Dumbo octopuses are named for the elephant-ear-like fins they use to navigate the deep sea, but until recently, when and how they developed those floppy appendages were a mystery. Now, for the first time, researchers have caught a newborn Dumbo octopus on tape. As reported in the journal Current Biology, they discovered that the creatures are equipped with the fins from the moment they hatch.

Study co-author Tim Shank, a researcher at the Woods Hole Oceanographic Institution in Massachusetts, spotted the octopus in 2005. During a research expedition in the North Atlantic, one of the remotely operated vehicles he was working with collected several coral branches with something strange attached to them. It looked like a bunch of sandy-colored golf balls at first, but then he realized it was an egg sac.

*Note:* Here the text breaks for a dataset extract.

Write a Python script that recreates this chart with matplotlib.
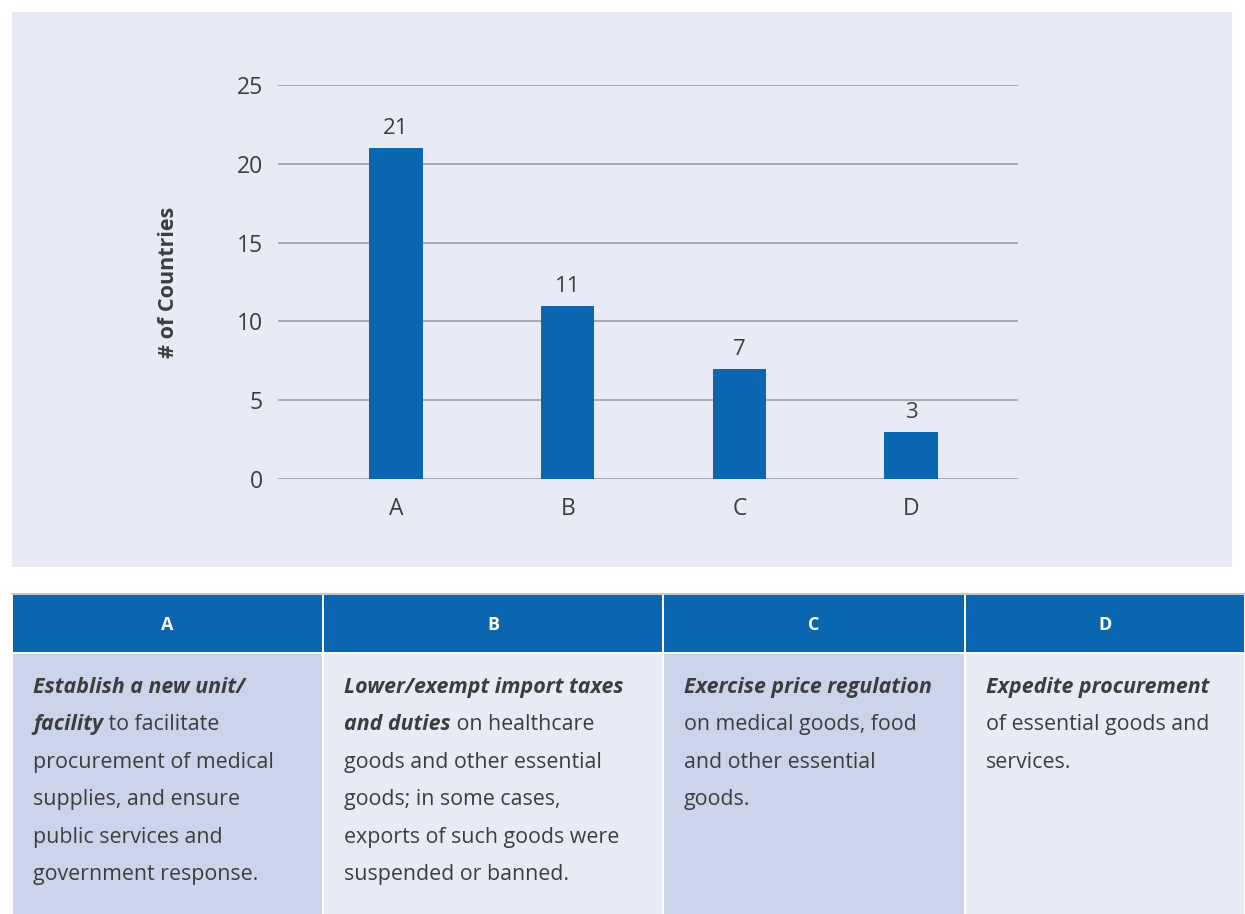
import matplotlib
matplotlib.use('Agg')
import matplotlib.pyplot as plt
from matplotlib.patches import Rectangle

plt.rcParams['font.family'] = ['Open Sans', 'DejaVu Sans']

categories = ['A', 'B', 'C', 'D']
countries = [21, 11, 7, 3]
y_ticks = [0, 5, 10, 15, 20, 25]

# each cell: list of lines, each line a list of (text, emphasised)
descriptions = [
    [[('Establish a new unit/', True)],
     [('facility', True), (' to facilitate', False)],
     [('procurement of medical', False)],
     [('supplies, and ensure', False)],
     [('public services and', False)],
     [('government response.', False)]],
    [[('Lower/exempt import taxes', True)],
     [('and duties', True), (' on healthcare', False)],
     [('goods and other essential', False)],
     [('goods; in some cases,', False)],
     [('exports of such goods were', False)],
     [('suspended or banned.', False)]],
    [[('Exercise price regulation', True)],
     [('on medical goods, food', False)],
     [('and other essential', False)],
     [('goods.', False)]],
    [[('Expedite procurement', True)],
     [('of essential goods and', False)],
     [('services.', False)]],
]

blue = '#0B66B1'
lavender = '#E8EBF6'
lavender_dark = '#CCD4EB'
text_col = '#3D3D3F'
grid_col = '#96969E'

W, H = 1245, 914
fig = plt.figure(figsize=(W / 100, H / 100), dpi=100)

# background layer in pixel units
bg = fig.add_axes([0, 0, 1, 1], zorder=0)
bg.set_xlim(0, W)
bg.set_ylim(H, 0)
bg.axis('off')
bg.add_patch(Rectangle((12, 12), 1220, 555, color=lavender, lw=0))

# table
col_edges = [12, 323, 663, 965, 1245]
bg.plot([12, 1245], [593.5, 593.5], color='#BDBDBD', lw=1.2)
for i, cat in enumerate(categories):
    x0, x1 = col_edges[i], col_edges[i + 1]
    bg.add_patch(Rectangle((x0 + 1, 595), x1 - x0 - 2, 57, color=blue, lw=0))
    fill = lavender_dark if i % 2 == 0 else lavender
    bg.add_patch(Rectangle((x0 + 1, 654), x1 - x0 - 2, H - 654, color=fill, lw=0))
    bg.text((x0 + x1) / 2, 625, cat, color='white', fontsize=13, fontweight='bold',
            ha='center', va='center')

renderer = fig.canvas.get_renderer()
for i, lines in enumerate(descriptions):
    for j, line in enumerate(lines):
        x = col_edges[i] + 21
        y = 693 + j * 37.4
        for s, emph in line:
            t = bg.text(x, y, s, color=text_col, fontsize=15.4, va='baseline', ha='left',
                        fontweight='bold' if emph else 'normal',
                        fontstyle='italic' if emph else 'normal')
            x += t.get_window_extent(renderer).width

# bar chart
ax = fig.add_axes([278 / W, 1 - 479 / H, 740 / W, 394 / H], zorder=1)
ax.patch.set_alpha(0)
pos = range(len(categories))
bars = ax.bar(pos, countries, width=0.31, color=blue, zorder=3)
for b, v in zip(bars, countries):
    ax.annotate(str(v), (b.get_x() + b.get_width() / 2, v), xytext=(0, 6.5),
                textcoords='offset points', ha='center', va='bottom',
                fontsize=16, color=text_col)

ax.set_xlim(-0.687, 3.623)
ax.set_ylim(0, 25)
ax.set_yticks(y_ticks)
ax.set_xticks(list(pos))
ax.set_xticklabels(categories)
ax.tick_params(length=0, labelsize=16.5, labelcolor=text_col)
ax.tick_params(axis='y', pad=11)
ax.tick_params(axis='x', pad=13)
for s in ax.spines.values():
    s.set_visible(False)
ax.grid(axis='y', color=grid_col, lw=1.1, zorder=0)
ax.set_ylabel('# of Countries', fontsize=15.5, fontweight='bold', color=text_col)
ax.yaxis.set_label_coords(-0.134, 0.5)

fig.savefig('out.png', dpi=100)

He and his fellow researchers eventually classified the hatchling that emerged as a member of the genus Grimpoteuthis. In other words, it was a Dumbo octopus, though they couldn't determine the exact species. But you wouldn't need a biology degree to spot its resemblance to Disney's famous elephant, as you can see in the video below.

The octopus hatched with a set of functional fins that allowed it to swim around and hunt right away, and an MRI scan revealed fully-developed internal organs and a complex nervous system. As the researchers wrote in their study, Dumbo octopuses enter the world as "competent juveniles" ready to jump straight into adult life.

Grimpoteuthis spends its life in the deep ocean, which makes it difficult to study. Scientists hope the newly-reported findings will make it easier to identify Grimpoteuthis eggs and hatchlings for future research.